Avant d’évoquer le manque de moyens dans l’absence de commissions d’enquête pour mieux contrôler l’action de l’Exécutif. « Cette mission de contrôle de l’Assemblée nationale doit être renforcée. Le député ne doit pas attendre d’être saisi de certaines questions. Il doit s’emparer des questions d’ordre national et superviser les actions du gouvernement. On a 15 assistants parlementaires qui sont basés au niveau des commissions. Il faut mettre à sa disposition plus de moyens et d’outils pour accompagner le travail de contrôle des députés », soutient M. Monteil avec force.
Poursuivant son propos, il réfute les accusations de l’opposition présentant le groupe BBY comme une majorité mécanique au service de Macky Sall. « Je ne suis pas d’accord. Quand quelqu’un gouverne, il a besoin d’une majorité pour le soutenir. C’est normal quand on est membre de la majorité, qu’on supporte les projets de loi. Pendant cette législature, j’étais inscrit dans le groupe BBY, mais j’ai défendu des positions de la majorité parlementaire », conclut-il.

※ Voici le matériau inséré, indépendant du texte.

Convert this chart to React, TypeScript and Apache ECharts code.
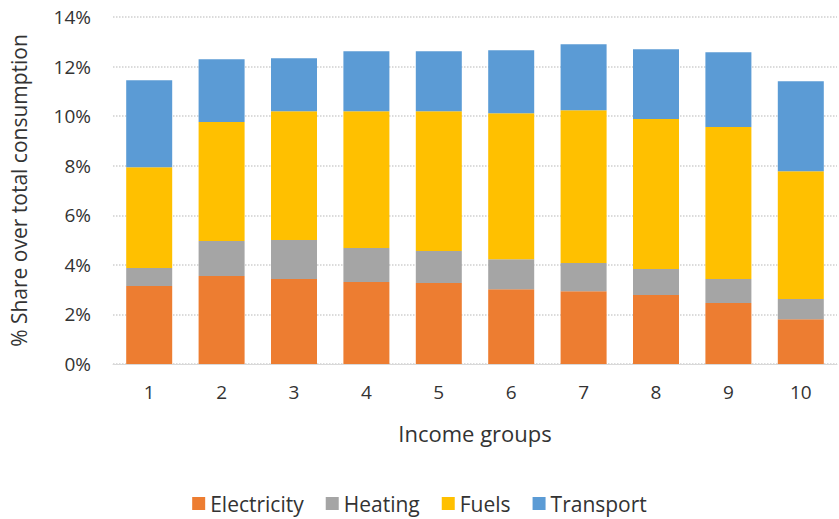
import React, { useEffect, useRef } from 'react';
import * as echarts from 'echarts';

const categories = ['1', '2', '3', '4', '5', '6', '7', '8', '9', '10'];
const electricity = [3.15, 3.55, 3.43, 3.31, 3.27, 3.02, 2.94, 2.78, 2.46, 1.81];
const heating = [0.72, 1.41, 1.57, 1.37, 1.29, 1.21, 1.13, 1.05, 0.97, 0.81];
const fuels = [4.07, 4.8, 5.2, 5.52, 5.64, 5.89, 6.17, 6.05, 6.13, 5.16];
const transport = [3.51, 2.54, 2.14, 2.42, 2.42, 2.54, 2.66, 2.82, 3.02, 3.63];

const font = 'Open Sans, Lato, sans-serif';

const App: React.FC = () => {
  const chartRef = useRef<HTMLDivElement>(null);

  useEffect(() => {
    document.body.style.margin = '0';
    if (!chartRef.current) return;
    const chart = echarts.init(chartRef.current, null, { renderer: 'svg' });
    const mk = (name: string, data: number[], color: string) => ({
      name,
      type: 'bar' as const,
      stack: 'total',
      data,
      barWidth: 46,
      itemStyle: { color },
    });
    chart.setOption({
      animation: false,
      textStyle: { fontFamily: font },
      grid: { left: 112, right: 2, top: 17, bottom: 155 },
      legend: {
        bottom: 0,
        left: 'center',
        itemWidth: 13,
        itemHeight: 13,
        itemGap: 22,
        icon: 'rect',
        textStyle: { fontSize: 21, color: '#333', fontFamily: font },
        data: ['Electricity', 'Heating', 'Fuels', 'Transport'],
      },
      xAxis: {
        type: 'category',
        data: categories,
        name: 'Income groups',
        nameLocation: 'middle',
        nameGap: 58,
        nameTextStyle: { fontSize: 22, color: '#333' },
        axisTick: { show: false },
        axisLine: { lineStyle: { color: '#d9d9d9' } },
        axisLabel: { fontSize: 19, color: '#333', margin: 18 },
      },
      yAxis: {
        type: 'value',
        min: 0,
        max: 14,
        interval: 2,
        name: '% Share over total consumption',
        nameLocation: 'middle',
        nameGap: 84,
        nameTextStyle: { fontSize: 21, color: '#333' },
        axisLabel: { fontSize: 19, color: '#333', formatter: '{value}%', margin: 22 },
        splitLine: { lineStyle: { color: '#d0d0d0', type: 'dotted', width: 1.5 } },
      },
      series: [
        mk('Electricity', electricity, '#ED7D31'),
        mk('Heating', heating, '#A5A5A5'),
        mk('Fuels', fuels, '#FFC000'),
        mk('Transport', transport, '#5B9BD5'),
      ],
    });
    return () => chart.dispose();
  }, []);

  return <div ref={chartRef} style={{ width: 839, height: 519, background: '#fff' }} />;
};

export default App;
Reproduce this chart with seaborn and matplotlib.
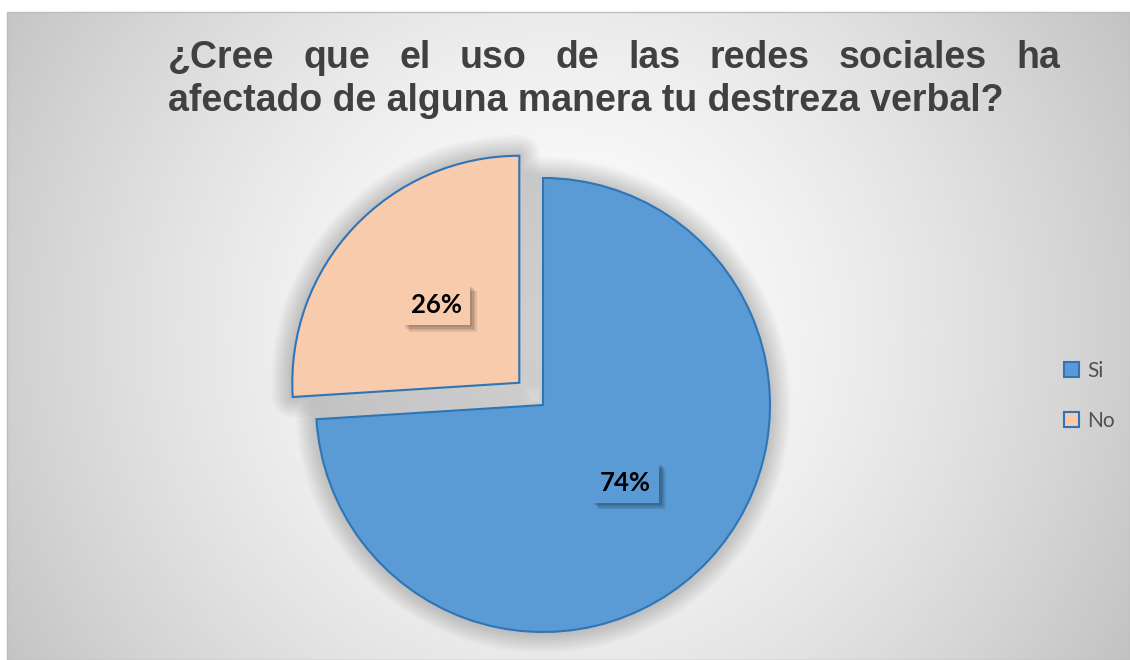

Aminata Diop, députée membre de la majorité (BBY) se veut plus optimiste sur le bilan de l’Assemblée nationale qui, dit-elle, a rempli sa mission de pôle de débats démocratiques. « Je pense que nous avons un bilan, parce que le président Macky Sall nous a soumis des lois qui vont dans le sens de l’intérêt général. Les gens doivent savoir que l’Assemblée vit à l’heure des querelles et des disputes entre députés. Les divergences vont de pair avec les rivalités politiques. C'est ce que les gens doivent comprendre. Nous avons des opposants qui ont rallié nos positions lors de certains votes de loi. Nous espérons juste que la 14e législature gommera les dysfonctionnements qui ont marqué la dernière Assemblée nationale », soutient la responsable “apériste’’ de Vélingara.